Parveena Ahanger, nicknamed “The Iron Lady of Kashmir”, founded and leads the Association of Parents of Missing Persons after her 17-year-old son was kidnapped by security forces in 1990. She hasn´t heard anything from or of him since.
Her co-laureate, lawyer Imroz Parvez, founded the Jammu Kashmir Coalition of Civil Society (JKCCS) which promotes human rights and non-violence. It has documented the Indian authorities´ use of torture in Jammu and Kashmir.
Rafto Foundation said Parveena Ahangar and Imroz Parvez have long been at the forefront of the struggle against arbitrary abuses of power in Occupied Kashmir that has borne the brunt of escalating violence, militarisation and international tension.
“Their long campaign to expose human rights violations, promote dialogue and seek peaceful solutions to the intractable conflict in Kashmir has inspired new generations across communities,” it added.

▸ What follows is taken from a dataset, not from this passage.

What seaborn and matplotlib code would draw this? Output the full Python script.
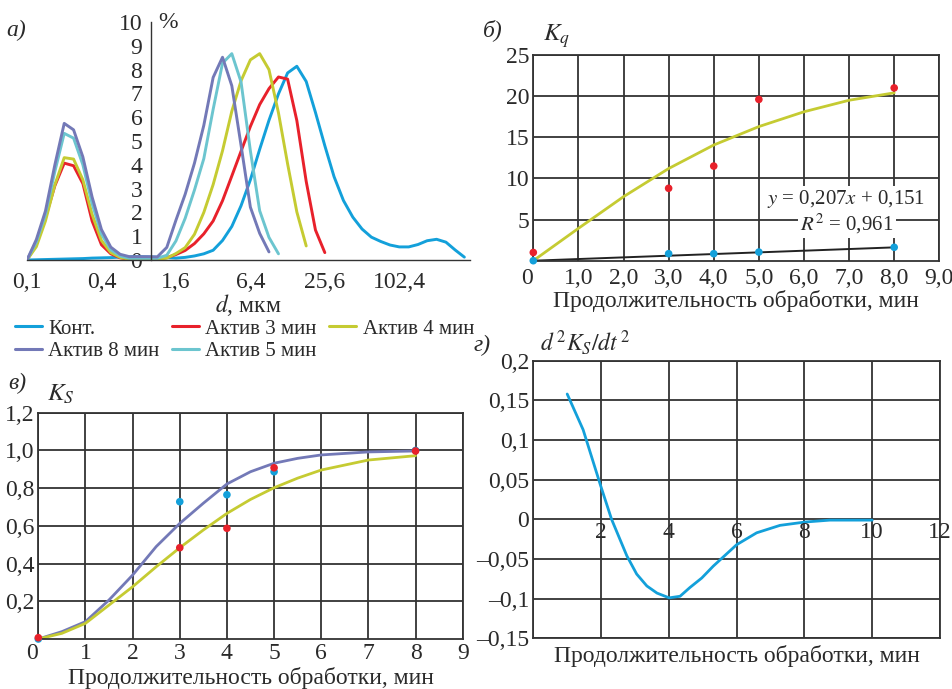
import matplotlib
matplotlib.use("Agg")
import matplotlib.pyplot as plt
from matplotlib.lines import Line2D
from matplotlib.ticker import NullLocator
import pandas as pd
import seaborn as sns

# --- а) распределение частиц по размерам ---
d_um = [0.1, 0.119, 0.141, 0.168, 0.2, 0.238, 0.283, 0.336, 0.4, 0.476, 0.566, 0.673,
        0.8, 0.951, 1.13, 1.35, 1.6, 1.9, 2.26, 2.69, 3.2, 3.81, 4.53, 5.38,
        6.4, 7.61, 9.05, 10.8, 12.8, 15.2, 18.1, 21.5, 25.6, 30.4, 36.2, 43.1,
        51.2, 60.9, 72.4, 86.1, 102.4, 122, 145, 172, 205, 244, 290, 344]
kont = [0, 0.01, 0.02, 0.03, 0.04, 0.05, 0.06, 0.08, 0.09, 0.10, 0.12, 0.13,
        0.14, 0.13, 0.12, 0.10, 0.08, 0.11, 0.17, 0.26, 0.41, 0.82, 1.41, 2.28,
        3.37, 4.65, 5.87, 6.98, 7.86, 8.14, 7.5, 6.2, 4.8, 3.5, 2.5, 1.8,
        1.3, 0.96, 0.78, 0.63, 0.55, 0.55, 0.65, 0.81, 0.87, 0.75, 0.42, 0.12]
akt3 = [0, 0.66, 1.78, 3.12, 4.07, 3.96, 3.21, 1.64, 0.64, 0.26, 0.09, 0.03,
        0.03, 0.03, 0.03, 0.1, 0.23, 0.4, 0.69, 1.1, 1.64, 2.49, 3.53, 4.57,
        5.61, 6.53, 7.2, 7.69, 7.6, 5.86, 3.3, 1.26, 0.31]
akt4 = [0, 0.56, 1.64, 3.16, 4.3, 4.24, 3.37, 1.92, 0.82, 0.31, 0.11, 0.03,
        0.03, 0.03, 0.03, 0.08, 0.27, 0.52, 1.08, 2.0, 3.17, 4.59, 6.25, 7.53,
        8.41, 8.67, 8.0, 6.18, 4.04, 2.02, 0.59]
akt5 = [0, 0.76, 1.92, 3.72, 5.32, 5.12, 4.0, 2.37, 1.09, 0.43, 0.17, 0.07,
        0.07, 0.07, 0.07, 0.2, 0.8, 1.75, 2.94, 4.26, 6.33, 8.27, 8.67, 7.48,
        4.59, 2.07, 0.95, 0.26]
akt8 = [0, 0.86, 2.06, 4.0, 5.74, 5.47, 4.33, 2.65, 1.28, 0.54, 0.24, 0.14,
        0.14, 0.14, 0.13, 0.53, 1.67, 2.76, 4.07, 5.66, 7.67, 8.52, 7.32, 4.82,
        2.22, 1.12, 0.34]
x_ticks_a = [0.1, 0.4, 1.6, 6.4, 25.6, 102.4]
x_labels_a = ["0,1", "0,4", "1,6", "6,4", "25,6", "102,4"]

# --- б) K_q ---
t_b = [0, 3, 4, 5, 8]
kq_red = [1.0, 8.8, 11.5, 19.6, 21.0]
kq_blue = [0, 0.85, 0.85, 1.05, 1.63]
t_b_fit = [0, 1, 2, 3, 4, 5, 6, 7, 8]
kq_fit = [0, 3.93, 7.78, 11.2, 14.06, 16.3, 18.1, 19.5, 20.4]
t_b_lin = [0, 8]
kq_lin = [0, 1.62]
x_labels_b = ["0", "1,0", "2,0", "3,0", "4,0", "5,0", "6,0", "7,0", "8,0", "9,0"]

# --- в) K_S ---
t_v = [0, 3, 4, 5, 8]
ks_blue = [0, 0.728, 0.765, 0.887, 1.0]
ks_red = [0.007, 0.484, 0.587, 0.908, 0.997]
t_v_fit = [0, 0.5, 1, 1.5, 2, 2.5, 3, 3.5, 4, 4.5, 5, 5.5, 6, 7, 8]
ks_fit_8 = [0, 0.039, 0.092, 0.207, 0.339, 0.49, 0.613, 0.72, 0.822, 0.887, 0.932,
            0.958, 0.976, 0.992, 0.997]
ks_fit_4 = [0, 0.03, 0.083, 0.18, 0.277, 0.383, 0.484, 0.578, 0.666, 0.74, 0.802,
            0.853, 0.896, 0.949, 0.972]

# --- г) d2K_S/dt2 ---
t_g = [1.0, 1.47, 1.99, 2.31, 2.76, 3.05, 3.35, 3.65, 4.01, 4.33, 4.62, 4.97,
       5.31, 6.0, 6.59, 7.28, 8.02, 8.75, 10.0]
d2ks = [0.158, 0.113, 0.042, 0.0, -0.046, -0.069, -0.084, -0.093, -0.099, -0.097,
        -0.086, -0.074, -0.059, -0.032, -0.017, -0.0076, -0.0034, -0.001, -0.001]
y_ticks_g = [-0.15, -0.1, -0.05, 0, 0.05, 0.1, 0.15, 0.2]
y_labels_g = ["–0,15", "–0,1", "–0,05", "0", "0,05", "0,1", "0,15", "0,2"]

BLUE = "#13a0da"
RED = "#e8212b"
YELLOW = "#c5cb32"
PURPLE = "#7379b7"
CYAN = "#6cc5cf"
GRID = "#333333"
TXT = "#2a2a2a"
FS = 17

sns.set_style("white")
plt.rcParams["font.family"] = ["Liberation Serif", "DejaVu Serif"]
plt.rcParams["mathtext.fontset"] = "stix"
plt.rcParams["font.size"] = FS
plt.rcParams["text.color"] = TXT
plt.rcParams["axes.labelcolor"] = TXT
plt.rcParams["xtick.color"] = TXT
plt.rcParams["ytick.color"] = TXT

W, H = 953, 689
fig = plt.figure(figsize=(W / 100, H / 100), dpi=100)


def box(l, t, r, b):
    # пиксели -> доли фигуры
    return [l / W, 1 - b / H, (r - l) / W, (b - t) / H]


# ---------- а) ----------
ax_a = fig.add_axes(box(27, 22, 470, 260))
series = [("Конт.", kont, BLUE), ("Актив 3 мин", akt3, RED),
          ("Актив 4 мин", akt4, YELLOW), ("Актив 5 мин", akt5, CYAN),
          ("Актив 8 мин", akt8, PURPLE)]
rows = []
for name, vals, _ in series:
    for d, v in zip(d_um[:len(vals)], vals):
        rows.append({"d": d, "p": v, "s": name})
df_a = pd.DataFrame(rows)
sns.lineplot(data=df_a, x="d", y="p", hue="s", palette={n: c for n, _, c in series},
             sort=False, estimator=None, linewidth=2.1, legend=False, ax=ax_a)
ax_a.set_xscale("log", base=2)
ax_a.set_xlim(0.1, 382)
ax_a.set_ylim(0, 10)
ax_a.spines["top"].set_visible(False)
ax_a.spines["right"].set_visible(False)
ax_a.spines["left"].set_position(("data", 1.0))
for sp in ("left", "bottom"):
    ax_a.spines[sp].set_color(GRID)
    ax_a.spines[sp].set_linewidth(1.0)
ax_a.set_xticks(x_ticks_a)
ax_a.set_xticklabels(x_labels_a)
ax_a.xaxis.set_minor_locator(NullLocator())
ax_a.set_yticks(range(0, 11))
ax_a.tick_params(direction="out", length=4, width=1, color=GRID, pad=2)
ax_a.tick_params(axis="x", pad=5)
ax_a.set_xlabel("$d$, мкм", labelpad=-1)
ax_a.set_ylabel("")
ax_a.text(1.15, 10, "%", ha="left", va="center")

handles = {n: Line2D([], [], color=c, lw=2.2) for n, _, c in series}
order = ["Конт.", "Актив 8 мин", "Актив 3 мин", "Актив 5 мин", "Актив 4 мин"]
fig.legend([handles[n] for n in order], order, ncol=3, frameon=False,
           loc="upper left", bbox_to_anchor=(15 / W, 1 - 319 / H),
           borderaxespad=0, borderpad=0, handlelength=1.3, handletextpad=0.3,
           columnspacing=0.6, labelspacing=0.15, fontsize=15)

# ---------- б) ----------
ax_b = fig.add_axes(box(533.3, 55, 939.3, 260.7))
sns.lineplot(x=t_b_fit, y=kq_fit, color=YELLOW, linewidth=2.0, ax=ax_b)
sns.lineplot(x=t_b_lin, y=kq_lin, color="#222222", linewidth=1.4, ax=ax_b)
sns.scatterplot(x=t_b, y=kq_red, color=RED, s=30, edgecolor="none", clip_on=False,
                zorder=5, ax=ax_b)
sns.scatterplot(x=t_b, y=kq_blue, color=BLUE, s=30, edgecolor="none", clip_on=False,
                zorder=5, ax=ax_b)
ax_b.set_xlim(0, 9)
ax_b.set_ylim(0, 25)
ax_b.set_xticks(range(10))
ax_b.set_xticklabels(x_labels_b)
ax_b.set_yticks([5, 10, 15, 20, 25])
ax_b.set_yticklabels(["5", "10", "15", "20", "25"])
ax_b.set_xlabel("Продолжительность обработки, мин", labelpad=1)
ax_b.text(6.93, 7.5, "$y$ = 0,207$x$ + 0,151", ha="center", va="center", fontsize=15,
          bbox=dict(fc="white", ec="none", pad=1.5), zorder=6)
ax_b.text(6.95, 4.5, "$R^2$ = 0,961", ha="center", va="center", fontsize=15,
          bbox=dict(fc="white", ec="none", pad=1.5), zorder=6)

# ---------- в) ----------
ax_v = fig.add_axes(box(38.3, 412.7, 462.7, 639))
sns.lineplot(x=t_v_fit, y=ks_fit_8, color=PURPLE, linewidth=2.0, ax=ax_v)
sns.lineplot(x=t_v_fit, y=ks_fit_4, color=YELLOW, linewidth=2.0, ax=ax_v)
sns.scatterplot(x=t_v, y=ks_blue, color=BLUE, s=30, edgecolor="none", clip_on=False,
                zorder=5, ax=ax_v)
sns.scatterplot(x=t_v, y=ks_red, color=RED, s=30, edgecolor="none", clip_on=False,
                zorder=6, ax=ax_v)
ax_v.set_xlim(0, 9)
ax_v.set_ylim(0, 1.2)
ax_v.set_xticks(range(10))
ax_v.set_xticklabels([str(i) for i in range(10)])
ax_v.set_yticks([0.2, 0.4, 0.6, 0.8, 1.0, 1.2])
ax_v.set_yticklabels(["0,2", "0,4", "0,6", "0,8", "1,0", "1,2"])
ax_v.set_xlabel("Продолжительность обработки, мин", labelpad=2)

# ---------- г) ----------
ax_g = fig.add_axes(box(533.3, 360.7, 940, 638.3))
sns.lineplot(x=t_g, y=d2ks, color=BLUE, linewidth=2.0, sort=False, ax=ax_g)
ax_g.set_xlim(0, 12)
ax_g.set_ylim(-0.15, 0.2)
ax_g.set_xticks(range(0, 13, 2))
ax_g.set_xticklabels([])
ax_g.set_yticks(y_ticks_g)
ax_g.set_yticklabels(y_labels_g)
ax_g.set_xlabel("Продолжительность обработки, мин", labelpad=2)
for v in range(2, 13, 2):
    ax_g.annotate(str(v), (v, 0), xytext=(0, -2), textcoords="offset points",
                  ha="center", va="top")

for ax in (ax_b, ax_v, ax_g):
    ax.grid(True, color=GRID, linewidth=1.3)
    ax.set_axisbelow(True)
    for sp in ax.spines.values():
        sp.set_color(GRID)
        sp.set_linewidth(1.3)
    ax.tick_params(length=0, pad=3)
    ax.set_ylabel("")
ax_b.tick_params(axis="x", pad=5)
for ax in (ax_b, ax_v):
    ax.get_xticklabels()[0].set_horizontalalignment("right")

# подписи панелей и осей
fig.text(6 / W, 1 - 30 / H, "а)", style="italic", va="center")
fig.text(483 / W, 1 - 30 / H, "б)", style="italic", va="center")
fig.text(8 / W, 1 - 383 / H, "в)", style="italic", va="center")
fig.text(474 / W, 1 - 345 / H, "г)", style="italic", va="center")
fig.text(543 / W, 1 - 36 / H, "$K_q$", va="center", fontsize=18)
fig.text(47 / W, 1 - 394 / H, "$K_S$", va="center", fontsize=18)
fig.text(540 / W, 1 - 343 / H, "$d^{\\,2}K_S/dt^{\\,2}$", va="center", fontsize=17)

fig.savefig("out.png", dpi=100)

The prize of $20,000 (17,750 euros) will formally be presented on November 5 in the western Norwegian town of Bergen.
Between 8,000 and 10,000 people have gone missing since the beginning of the escalation in the 1980s, according to the Rafto Foundation.
Named after the late Norwegian human rights activist Thorolf Rafto, four past winners of the prize (Aung San Suu Kyi, Jose Ramos-Horta, Kim Dae-Jung and Shirin Ebadi) went on to win to Nobel Peace Prize, whose laureate for 2017 will be announced on October 6.